5 0 5


I am alone in my skin. 
He took his hedgeclippers 
shore the roots growing between 
my toes and the dirt in half, 
and left me; cut from my Mother, 
I am wandering whisperings in the
sunset wind. My tongue and teeth have
sealed themselves between the 
river of my lips - my hips
grew patches of flowerbeds.
But the roses died
and left behind a tangle of
dusty thorns.

Is this your throne,
lover? Are you crowned
by the weight of the universe
on your blonde brow?

My collarbones bend and stoop
to carry new ashes that fall from my
eyes. My neck rises out, 
not a phoenix, but a mushroom cloud. 
I hope you’re proud of the 
graveyards your thumbs knit 
into my wrists and cheeks and hair.


The botanical/natural imagery in the first stanza is lush.
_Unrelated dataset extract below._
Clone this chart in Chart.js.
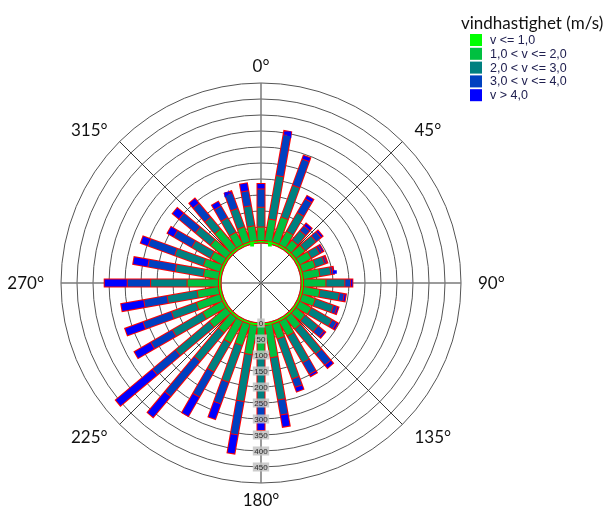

I personally enjoy the anthropomorphism of trees and water, etc.  I like the short transitional second stanza addressing a second person.  That's a nice technique.  The third stanza kind of lost me with the mixture of images.  I think it could use some work (and personally I am exhausted by the use of the word "collarbones" in poetry, but that's just a personal bias.  Use whatever word fits for you, of course!).  I love the way you use language.  I wonder if a poem like this speaks as well to anyone who has not loved a man romantically.  The notion of being ripped from the closeness of family/Mother and wandering through wilds, ambling back to cultivated roses and questioning the authority of the "throne" really speaks to me as a woman who has been in relationships with certain kinds of men who wish to dominate.  Though I say the third stanza needs work, I think it does portray a feeling of despair and frustration that I think you were going for.  This theme is nothing new, but I think you've done some interesting things with it.